Some of the other ways we reach people is through our Facebook page with frequent updates, as well as through Twitter.
I give live presentations and did 65 this year. I believe you can get more people involved by interacting with them face-to-face. I’m trying to get more teachers involved and Save the Frogs Day on April 28 is a great way and to get lots of people talking about it.
What can people do to help?
There are lots of ways to help Save the Frogs! Our website has over 250 pages of information. I feel that educating yourself on the issues is the first step and then subscribing to our newsletter to stay informed.
Learning how you can change your ecological footprint is a great way to help. Everything you do effects the environment.
There are lots of ways to volunteer and many things can be done through the internet so you can be from anywhere! There is a form on our website you can fill out. We have various campaigns and also need help writing letters to the government, for example, the campaign to ban Atrazine. Visit our “take action” page.
Save the Frogs is a 5013C public charity and has a wish list of things we need which is also posted on our website.
Tell us about your events around the world and some of the campaigns you have started.
Save the Frogs is an international organization because amphibians are disappearing all over the world. A few years ago I was asked down to Panama to give a five day talk on molecular biology and also taught the scientists there how to detect the chytrid fungus disease. If you cannot detect the disease, how can you do any research on it. The materials and information is available on the Save the Frogs website. “QPC” is the technique for detecting the disease and the materials have been downloaded by scientists in over 30 countries.
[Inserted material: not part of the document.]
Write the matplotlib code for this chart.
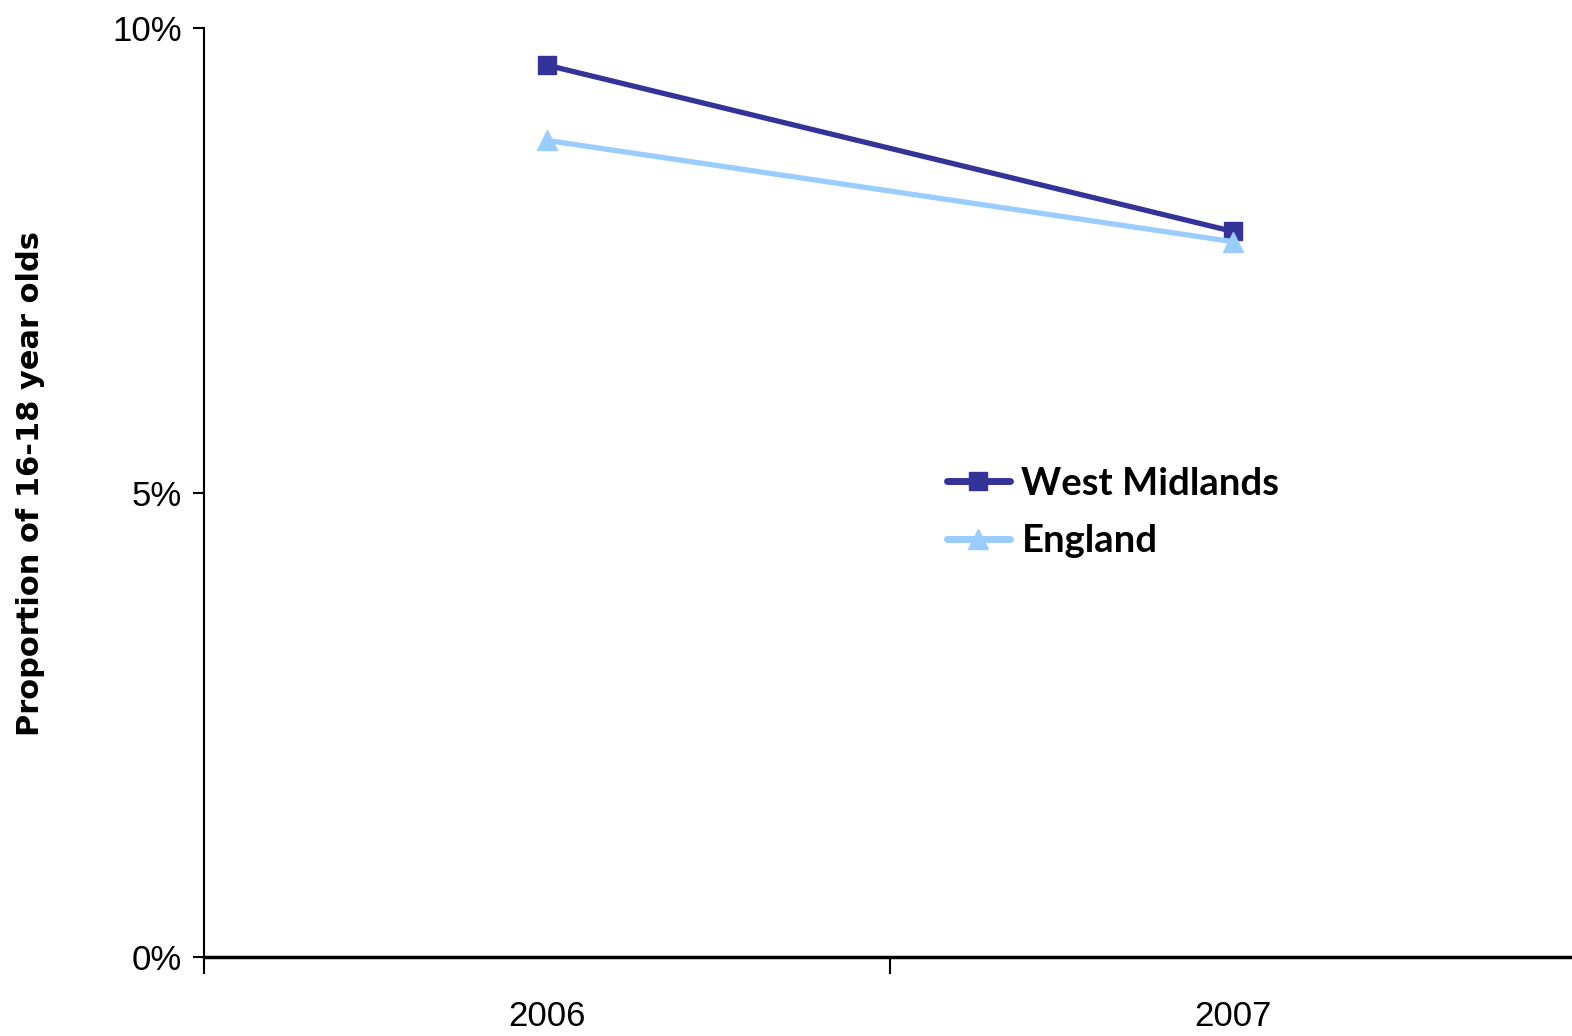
import matplotlib
matplotlib.use('Agg')
from matplotlib import pyplot as plt
from matplotlib.ticker import FixedLocator, NullFormatter

# data
years = ['2006', '2007']
west_midlands = [9.60, 7.81]   # % of 16-18 year olds
england = [8.79, 7.70]
y_ticks = [0, 5, 10]

dark_blue = '#333399'
light_blue = '#99ccff'

fig = plt.figure(figsize=(15.72, 10.36), dpi=100)
ax = fig.add_axes([204/1572, 79/1036, 1372/1572, 929/1036])

x = [i + 0.5 for i in range(len(years))]
ax.plot(x, west_midlands, '-s', color=dark_blue, lw=3.8, ms=13, label='West Midlands')
ax.plot(x, england, '-^', color=light_blue, lw=3.8, ms=15, label='England')

ax.set_xlim(0, len(years))
ax.set_ylim(0, 10)

for s in ['top', 'right']:
    ax.spines[s].set_visible(False)
ax.spines['left'].set_linewidth(1.5)
ax.spines['bottom'].set_linewidth(2.5)

tick_font = ['Liberation Sans Narrow', 'Liberation Sans', 'DejaVu Sans']
ax.set_yticks(y_ticks)
ax.set_yticklabels([f'{v}%' for v in y_ticks], family=tick_font, fontsize=25)
ax.tick_params(axis='y', length=8, width=1.5, pad=8)

# category boundaries carry the ticks, labels sit in the middle
ax.xaxis.set_major_locator(FixedLocator(range(len(years) + 1)))
ax.xaxis.set_major_formatter(NullFormatter())
ax.set_xticks(x, minor=True)
ax.set_xticklabels(years, minor=True, family=tick_font, fontsize=25)
ax.tick_params(axis='x', which='major', length=12, width=1.5)
ax.tick_params(axis='x', which='minor', length=0, pad=31)

ax.set_ylabel('Proportion of 16-18 year olds', fontsize=22, fontweight='bold', labelpad=48)
ax.yaxis.label.set_y(0.51)

leg = ax.legend(loc='center left', bbox_to_anchor=(0.5415, 0.4786), frameon=False,
                prop={'family': ['Lato', 'DejaVu Sans'], 'size': 27.5, 'weight': 'bold'},
                handlelength=1.65, handletextpad=0.3,
                borderpad=0, borderaxespad=0, labelspacing=0.62)
for h in leg.get_lines():
    h.set_linewidth(5)
    h.set_solid_capstyle('round')

fig.savefig('out.png', dpi=100)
Last year I got invited to Korea and was the representative for the 1st Amphibian International Symposium. I traveled around Korea for 10 days doing environmental work. Seeing what types of problems they had, coming up with solutions and giving presentations to communities, groups and schools. We have applied for a $50,000 grant that would go to helping Korea’s amphibians.
In September, 2011 I spent a month in Ghana and helped them start Save the Frogs Ghana. We are registering it as a NGO with the government of Ghana. It will be an independent Save the Frogs working on it’s own. We have written a proposal to help the Squeaker Frog (Arthroleptidae: Arthroleptis) and also to make the Atewa Hills a national park. We are trying to save the Togo Slippery Frog (Conraua derooi) which lives in only two streams and are threatened by mining. They are a fully aquatic frog and swim as fast as a fish.
What is in the works for the future?
Save the Frogs is coming to New York, New Jersey and Connecticut in March 2012. I will be looking for schools and community groups for presentations.
Save the Frogs Day is April 28th and we have a 5k race planned in Seattle and another event in San Francisco. There will be “Ban Atrazine” rallies and we will be raising awareness about it.
New campaigns include a petition to Governor Gerry Brown to stop the importation of American Bullfrogs. About 3 million are imported to the state of California each year. Being native to the east coast, when they come to California, they eat the native wildlife and they are primarily for pets, dissection and frogs legs in restaurants. They carry the chytrid fungus so are spreading the disease.
Nathan’s Famous is now selling frogs legs and I want to get this to stop. The executive and CEOs have refused to address the issue. They need to take some environmental responsibility.
Helping Save the Frogs Ghana
Ghana is a poor country and frogs are in trouble because of illegal foresting. There are now programs in place to teach mushroom farming and bee keeping which can change a family’s life. We will be working to get the Atewa Hills a national park.